Several months ago, I argued in a Billboard piece that AI-generated music could only compete meaningfully with purely “human” artists in a commercial setting if the former had this type of identity-driven backstory behind them: The claim that “AI will replace artists” assumes that we prescribe value only to songs themselves, when in reality musicians are so respected because they are arbiters of culture and context, not just of sound … the people who help promote and develop artists (labels, distributors, managers, concert promoters, agents, etc.) are also selling the artists’ backstories—personal histories, cultural and political upbringings, individual passions, etc.—as much as they are selling the musical works.

Until we can have an AI tell stories about itself and the music it writes, and until music companies feel comfortable promoting such “AI-generated backstories,” human artists will still end up at the top and have the last creative word.

Visual artist Stephanie Dinkins reiterated this point in a recent profile in WIRED, which argued in favor of giving robots an identity. In order to work with the technology,” said Dinkins, “you have to be able to see yourself in it.

So, how much are people really willing to pay for AI-generated music? As with any other human artist working in the music industry today, it depends on their marketability.

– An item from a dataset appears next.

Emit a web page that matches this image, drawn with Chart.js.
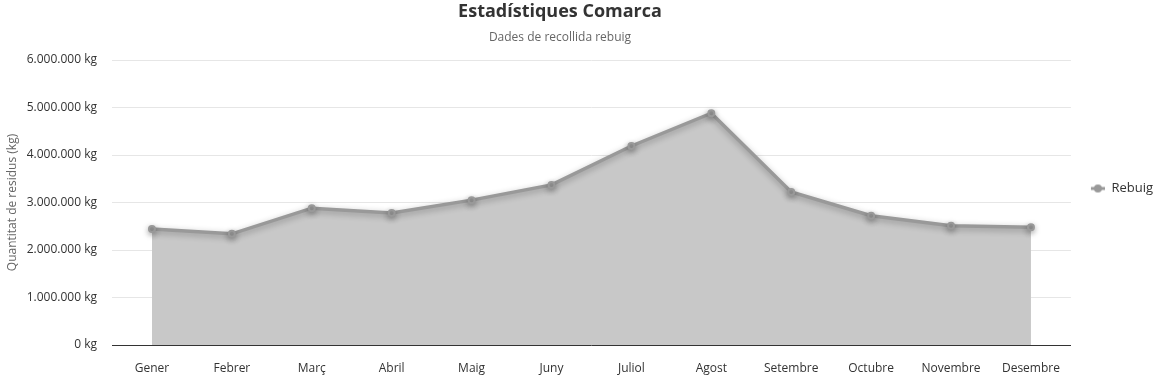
<!DOCTYPE html>
<html lang="ca">
<head>
  <meta charset="UTF-8" />
  <title>Estadístiques Comarca</title>
  <script src="https://cdn.jsdelivr.net/npm/chart.js"></script>
  <style>
    html, body { margin: 0; padding: 0; background: #fff; overflow: hidden; }
    #chart { display: block; }
  </style>
</head>
<body>
  <canvas id="chart" width="1157" height="377"></canvas>
  <script>
    const mesos = ['Gener', 'Febrer', 'Març', 'Abril', 'Maig', 'Juny', 'Juliol', 'Agost', 'Setembre', 'Octubre', 'Novembre', 'Desembre'];
    const rebuig = [2440000, 2340000, 2880000, 2780000, 3050000, 3370000, 4190000, 4880000, 3220000, 2720000, 2510000, 2480000];
    const yTicks = [0, 1000000, 2000000, 3000000, 4000000, 5000000, 6000000];

    const fmt = v => v.toLocaleString('de-DE') + ' kg';
    const FONT = '"Open Sans", "Noto Sans", sans-serif';

    // legend icon: line with a dot, blank space on the left
    const icon = document.createElement('canvas');
    icon.width = 28; icon.height = 10;
    const ic = icon.getContext('2d');
    ic.strokeStyle = '#999'; ic.lineWidth = 3;
    ic.beginPath(); ic.moveTo(14, 5); ic.lineTo(28, 5); ic.stroke();
    ic.fillStyle = '#999';
    ic.beginPath(); ic.arc(21, 5, 4, 0, Math.PI * 2); ic.fill();

    const shadow = {
      id: 'shadow',
      beforeDatasetDraw(chart) {
        const ctx = chart.ctx;
        ctx.save();
        ctx.shadowColor = 'rgba(0,0,0,0.3)';
        ctx.shadowBlur = 6;
        ctx.shadowOffsetY = 2;
      },
      afterDatasetDraw(chart) { chart.ctx.restore(); }
    };

    // title + subtitle centred a bit left of the middle, like the original
    const centrar = {
      id: 'centrar',
      afterLayout(chart) {
        chart.boxes.forEach(b => {
          if (b.position === 'top') { b.left = 0; b.right = 1120; b.width = 1120; }
        });
      }
    };

    function dibuixa() {
      Chart.defaults.font.family = FONT;
      Chart.defaults.color = '#333';

      new Chart(document.getElementById('chart'), {
        type: 'line',
        data: {
          labels: mesos,
          datasets: [{
            label: 'Rebuig',
            data: rebuig,
            borderColor: '#999999',
            backgroundColor: '#c8c8c8',
            pointBackgroundColor: '#999999',
            pointBorderColor: '#999999',
            pointRadius: 3,
            pointBorderWidth: 2,
            borderWidth: 3.5,
            fill: 'origin',
            tension: 0
          }]
        },
        options: {
          responsive: false,
          animation: false,
          layout: { padding: { left: 5, right: -6, top: 0, bottom: 0 } },
          plugins: {
            title: {
              display: true,
              fullSize: false,
              text: 'Estadístiques Comarca',
              font: { size: 18, weight: 'bold' },
              color: '#333',
              padding: { top: 1, bottom: 4 }
            },
            subtitle: {
              display: true,
              fullSize: false,
              text: 'Dades de recollida rebuig',
              font: { size: 12 },
              color: '#666',
              padding: { top: 4, bottom: 15 }
            },
            legend: {
              position: 'right',
              labels: {
                usePointStyle: true,
                pointStyle: icon,
                pointStyleWidth: 28,
                font: { size: 13 },
                color: '#333',
                padding: 6
              }
            }
          },
          scales: {
            x: {
              offset: true,
              grid: { display: false, drawTicks: false },
              border: { color: '#333', width: 1 },
              ticks: { font: { size: 12 }, color: '#333', padding: 16, maxRotation: 0 },
              afterFit: s => { s.height = 32; }
            },
            y: {
              min: 0,
              max: 6000000,
              afterBuildTicks: s => { s.ticks = yTicks.map(v => ({ value: v })); },
              grid: { color: '#e6e6e6', drawTicks: false },
              border: { display: false },
              ticks: { callback: v => fmt(v), font: { size: 12 }, color: '#333', padding: 15 },
              title: { display: true, text: 'Quantitat de residus (kg)', color: '#666', font: { size: 12 }, padding: 0 },
              afterFit: s => { s.width = 107; }
            }
          }
        },
        plugins: [shadow, centrar]
      });
    }

    Promise.all([
      document.fonts.load('12px "Open Sans"'),
      document.fonts.load('bold 18px "Open Sans"')
    ]).then(dibuixa, dibuixa);
  </script>
</body>
</html>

Yes, you can currently download AI-generated tracks from sites like Jukedeck for no cost at all. But people are also willing to pay at least five figures per week to get Miquela an ad spot in Times Square; with hologram tours, up to $99 plus fees for a concert ticket to see a virtual artist in person.

The increasing commercial viability of AI-generated music may only further exacerbate a shift that I think has already been happening in the mainstream music business for years: namely, displacing value and enthusiasm away from the uniqueness (or lack thereof) of the song, and instead towards the more intangible scarcity of the brand. Process over product, marketing over art.